September 5, 2017
Cyber risk is becoming increasingly common while the types of breaches are becoming more diverse, claims a new white paper by the audit and accounting expert BDO. For instance, ransomware is now the fifth most common type of malware; with the cost of freeing up computer systems from ransomware tripling since 2016. Yet organisations are continuing to spend up to four times more on insuring other company assets (e.g. property, equipment etc.) than on cyber insurance, despite an increasingly widespread belief that their cyber assets are in fact up to 14 percent more valuable. The report also finds that as cyber incidents increase, they become more difficult – and therefore more expensive – to defend. In the new cyber insurance white paper, BDO’s global cybersecurity leadership group stresses the importance of businesses gaining an understanding of their unique risk profiles in order to ensure the right cyber insurance for their needs. Cyber insurance: managing the risk does include some of the positive trends around cyber security – for example, both the level of Board involvement and investments in cybersecurity have increased significantly in the last 2-3 years.

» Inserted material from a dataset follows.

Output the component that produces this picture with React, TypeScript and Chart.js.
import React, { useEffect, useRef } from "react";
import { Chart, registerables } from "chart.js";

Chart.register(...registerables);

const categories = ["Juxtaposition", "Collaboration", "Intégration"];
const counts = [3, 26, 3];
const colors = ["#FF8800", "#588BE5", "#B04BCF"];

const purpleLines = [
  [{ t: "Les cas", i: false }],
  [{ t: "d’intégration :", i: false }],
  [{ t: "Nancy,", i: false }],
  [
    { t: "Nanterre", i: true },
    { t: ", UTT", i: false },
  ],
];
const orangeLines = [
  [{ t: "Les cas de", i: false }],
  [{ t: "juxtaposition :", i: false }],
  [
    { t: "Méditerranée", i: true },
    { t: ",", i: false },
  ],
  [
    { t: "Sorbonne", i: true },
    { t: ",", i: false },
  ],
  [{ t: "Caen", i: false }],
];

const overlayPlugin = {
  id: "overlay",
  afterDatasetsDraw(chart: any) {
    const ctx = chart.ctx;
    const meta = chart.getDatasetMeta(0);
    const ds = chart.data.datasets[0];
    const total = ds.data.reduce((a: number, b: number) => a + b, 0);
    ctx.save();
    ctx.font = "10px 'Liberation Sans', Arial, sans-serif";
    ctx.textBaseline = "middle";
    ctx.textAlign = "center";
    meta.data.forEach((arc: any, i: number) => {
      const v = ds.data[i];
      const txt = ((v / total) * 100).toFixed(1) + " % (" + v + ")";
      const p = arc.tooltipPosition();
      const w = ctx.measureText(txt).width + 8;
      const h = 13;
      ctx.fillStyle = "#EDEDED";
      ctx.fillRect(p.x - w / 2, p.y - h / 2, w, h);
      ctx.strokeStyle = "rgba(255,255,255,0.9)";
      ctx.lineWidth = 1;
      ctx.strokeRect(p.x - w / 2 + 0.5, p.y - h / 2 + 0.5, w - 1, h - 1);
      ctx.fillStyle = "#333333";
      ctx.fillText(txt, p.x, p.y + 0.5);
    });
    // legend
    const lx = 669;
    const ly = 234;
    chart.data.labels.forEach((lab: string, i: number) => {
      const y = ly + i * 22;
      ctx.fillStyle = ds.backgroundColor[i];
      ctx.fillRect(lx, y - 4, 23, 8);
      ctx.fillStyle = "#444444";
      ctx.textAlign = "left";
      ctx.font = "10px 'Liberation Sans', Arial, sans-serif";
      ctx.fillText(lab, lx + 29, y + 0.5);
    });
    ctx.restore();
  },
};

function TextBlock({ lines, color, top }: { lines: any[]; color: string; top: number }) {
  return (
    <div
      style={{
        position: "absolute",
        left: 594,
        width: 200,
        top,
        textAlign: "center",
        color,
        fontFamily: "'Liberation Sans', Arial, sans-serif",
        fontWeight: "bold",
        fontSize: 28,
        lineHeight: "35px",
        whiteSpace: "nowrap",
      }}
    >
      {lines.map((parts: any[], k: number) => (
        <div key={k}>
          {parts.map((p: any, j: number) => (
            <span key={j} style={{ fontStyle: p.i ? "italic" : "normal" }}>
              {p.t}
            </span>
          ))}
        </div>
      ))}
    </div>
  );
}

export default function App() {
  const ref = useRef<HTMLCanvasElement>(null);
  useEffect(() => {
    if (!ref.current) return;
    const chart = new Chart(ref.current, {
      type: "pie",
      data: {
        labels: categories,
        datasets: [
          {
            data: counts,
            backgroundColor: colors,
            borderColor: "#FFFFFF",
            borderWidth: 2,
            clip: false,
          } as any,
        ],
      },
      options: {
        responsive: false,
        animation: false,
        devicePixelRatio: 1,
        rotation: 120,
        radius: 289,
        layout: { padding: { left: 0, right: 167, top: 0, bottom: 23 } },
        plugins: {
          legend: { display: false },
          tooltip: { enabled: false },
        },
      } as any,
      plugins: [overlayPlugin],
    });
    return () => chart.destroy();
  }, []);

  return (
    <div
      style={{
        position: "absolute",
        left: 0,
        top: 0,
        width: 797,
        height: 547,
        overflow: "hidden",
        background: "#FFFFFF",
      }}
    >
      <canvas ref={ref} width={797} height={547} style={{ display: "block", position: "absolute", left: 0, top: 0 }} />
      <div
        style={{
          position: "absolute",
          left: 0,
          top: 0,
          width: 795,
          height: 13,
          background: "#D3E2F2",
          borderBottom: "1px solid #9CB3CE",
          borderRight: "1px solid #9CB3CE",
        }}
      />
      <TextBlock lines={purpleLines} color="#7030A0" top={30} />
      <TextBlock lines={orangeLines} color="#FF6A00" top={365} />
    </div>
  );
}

However, there is a lack of understanding around which cyber insurance policy to choose – and the landscape is further complicated by the fact that there are no standard cyber insurance policies currently available, meaning that the terms, grants of coverage, exclusions and conditions vary hugely. A recent report noted up to 19 different categories of coverage on the market, relating to data breaches, cyber extortion, business interruption, data and software loss and physical damage, as well as death and bodily injury.

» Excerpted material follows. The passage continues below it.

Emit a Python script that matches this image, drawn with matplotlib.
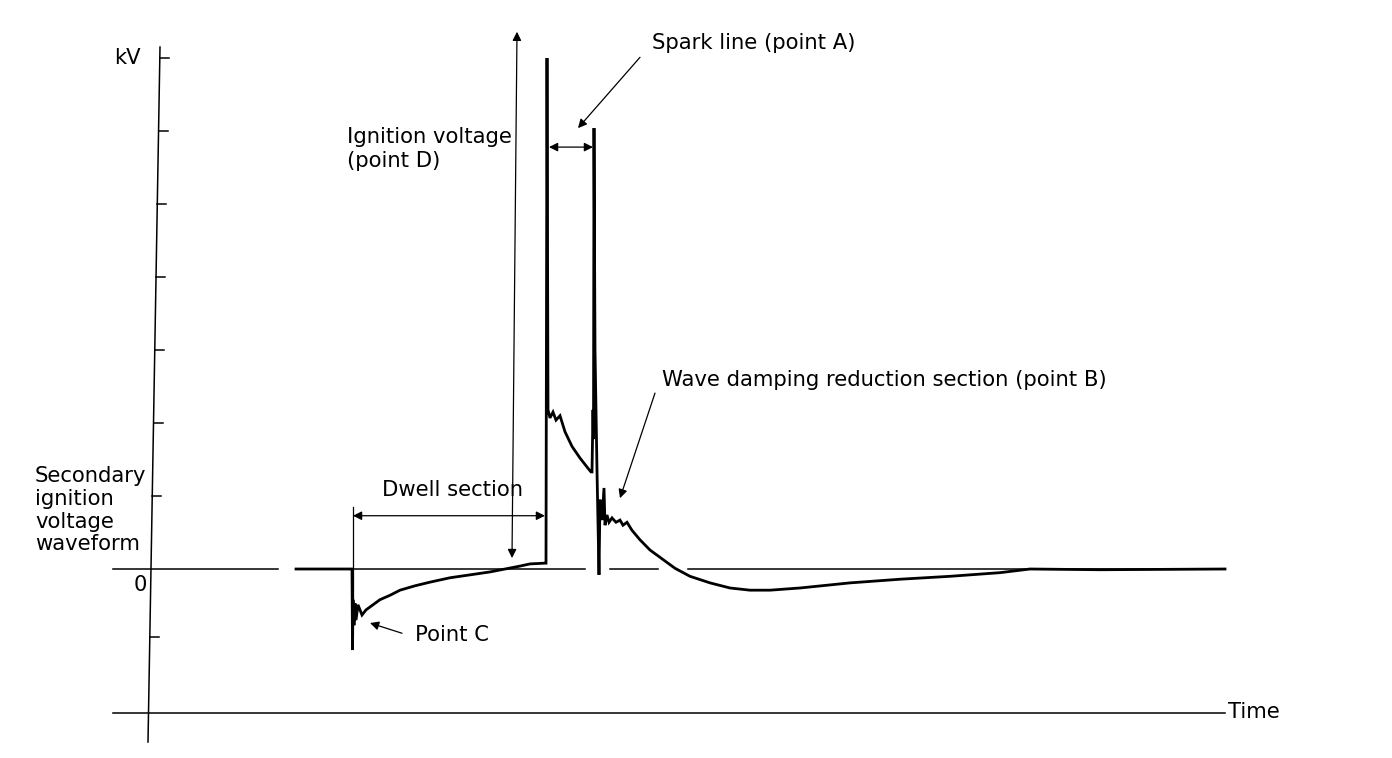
import numpy as np
import matplotlib
matplotlib.use("Agg")
import matplotlib.pyplot as plt

plt.rcParams['font.family'] = ['DejaVu Sans']

# Secondary ignition waveform: time (arbitrary units) and voltage (kV divisions)
wave_t = [14.6, 20.2, 20.25, 20.3, 20.4, 20.5, 20.6, 20.8, 21.2, 21.6, 22.0,
          23.0, 24.0, 25.0, 26.5, 28.0, 30.0, 32.0, 34.0, 35.5, 37.0, 38.0,
          39.5, 39.6, 39.7, 39.8, 40.0, 40.3, 40.6, 41.0, 41.5, 42.2, 43.0,
          43.8, 44.1, 44.2, 44.3, 44.35, 44.4, 44.5, 44.7, 44.9, 45.0, 45.2,
          45.4, 45.5, 45.7, 45.9, 46.2, 46.6, 47.0, 47.3, 47.7, 48.2, 49.0,
          50.0, 51.0, 52.5, 54.0, 56.0, 58.0, 60.0, 62.0, 65.0, 70.0, 75.0,
          80.0, 85.0, 88.0, 95.0, 107.5]
wave_v = [0.0, 0.0, -1.11, -0.42, -0.77, -0.47, -0.70, -0.49, -0.63, -0.56, -0.52,
          -0.42, -0.36, -0.29, -0.23, -0.18, -0.12, -0.08, -0.04, 0.0, 0.04, 0.07,
          0.08, 0.08, 7.0, 2.18, 2.07, 2.15, 2.04, 2.10, 1.88, 1.68, 1.52,
          1.38, 1.33, 1.33, 2.18, 1.78, 6.04, 3.0, 1.35, -0.08, 0.95, 0.67,
          1.11, 0.60, 0.74, 0.64, 0.70, 0.64, 0.67, 0.60, 0.64, 0.53, 0.40,
          0.26, 0.16, 0.01, -0.10, -0.19, -0.26, -0.29, -0.29, -0.26, -0.19, -0.14,
          -0.10, -0.05, 0.0, -0.01, 0.0]

# kV tick levels on the vertical axis
kv_ticks = [7, 6, 5, 4, 3, 2, 1, -0.93]

# zero reference line pieces (start, end)
zero_segments = [(-3.7, 12.8), (14.6, 43.5), (46.0, 50.8), (53.8, 107.5)]


def axis_x(v):
    # vertical axis is drawn slightly slanted, like the scanned original
    top_t, top_v, bot_t, bot_v = 1.0, 7.15, -0.2, -2.37
    return bot_t + (v - bot_v) * (top_t - bot_t) / (top_v - bot_v)


def arrow(ax, start, end, style='-|>'):
    ax.annotate('', xy=end, xytext=start,
                arrowprops=dict(arrowstyle=style, color='black', lw=0.9,
                                mutation_scale=13, shrinkA=0, shrinkB=0))


def main():
    fig = plt.figure(figsize=(13.92, 7.58), dpi=100)
    ax = fig.add_axes([0, 0, 1, 1])
    ax.set_xlim(-15.0, 124.2)
    ax.set_ylim(-2.589, 7.795)
    ax.axis('off')

    fs = 15.2

    # vertical axis and ticks
    ax.plot([1.0, -0.2], [7.15, -2.37], color='black', lw=1.1)
    for v in kv_ticks:
        x0 = axis_x(v)
        ax.plot([x0, x0 + 0.9], [v, v], color='black', lw=1.1)

    # time axis
    ax.plot([-3.7, 107.5], [-1.97, -1.97], color='black', lw=1.1)

    # zero line
    for a, b in zero_segments:
        ax.plot([a, b], [0, 0], color='black', lw=1.1)

    # waveform
    ax.plot(wave_t, wave_v, color='black', lw=2.0, solid_joinstyle='miter')

    # labels
    ax.text(-0.9, 7.0, 'kV', fontsize=fs, ha='right', va='center')
    ax.text(-0.3, -0.22, '0', fontsize=fs, ha='right', va='center')
    ax.text(-11.5, 1.41, 'Secondary\nignition\nvoltage\nwaveform', fontsize=fs,
            ha='left', va='top', linespacing=1.17)
    ax.text(19.7, 6.06, 'Ignition voltage\n(point D)', fontsize=fs,
            ha='left', va='top', linespacing=1.28)
    ax.text(50.2, 7.2, 'Spark line (point A)', fontsize=fs, ha='left', va='center')
    ax.text(51.2, 2.59, 'Wave damping reduction section (point B)', fontsize=fs,
            ha='left', va='center')
    ax.text(23.2, 1.08, 'Dwell section', fontsize=fs, ha='left', va='center')
    ax.text(26.5, -0.90, 'Point C', fontsize=fs, ha='left', va='center')
    ax.text(107.8, -1.96, 'Time', fontsize=fs, ha='left', va='center')

    # ignition voltage arrow
    arrow(ax, (36.2, 0.15), (36.7, 7.36), style='<|-|>')

    # dwell section
    arrow(ax, (20.3, 0.73), (39.5, 0.73), style='<|-|>')
    ax.plot([20.3, 20.3], [0.85, -0.42], color='black', lw=0.9)

    # spark line duration and pointer
    arrow(ax, (39.9, 5.78), (44.3, 5.78), style='<|-|>')
    arrow(ax, (49.0, 7.01), (42.8, 6.04))

    # wave damping pointer
    arrow(ax, (50.5, 2.41), (47.0, 0.97))

    # point C pointer
    arrow(ax, (25.2, -0.88), (22.0, -0.74))

    fig.savefig('out.png', dpi=100)


if __name__ == "__main__":
    main()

Gregory A. Garrett, Head of International Cybersecurity: “An organisation’s cyber insurance policies must be suited to its particular risks and exposures and is an essential factor in implementing an effective and holistic cyber risk defence programme.”
Given this reality, companies need to ensure that the cyber policy they purchase is appropriate for their specific cyber risk profile. BDO advises following the agile roadmap below before negotiating the purchase of a cyber policy:
Identify critical business assets and their associated cyber risk
Cyber insurance can cover risks as diverse and exceptional as industrial espionage, employee misconduct, crisis communications and forensic investigation. The first step is to establish an organisation’s risk profile
- Evaluate risk exposure and quantify risks
The value of those critical assets can be quantified by modelling the potential financial impact – i.e. the cyber risk exposure – of a cyber attack against non-defendable assets
- Decide if the current level of protection is enough
Assess whether any identified risks can be remediated or whether financial protection in the form of an insurance policy is required, in the event of a cyber incident
- Implement a security risk remediation programme to address the identified gapsEvaluate cyber insurance needs for those risks that cannot be remediated and select an appropriate policy.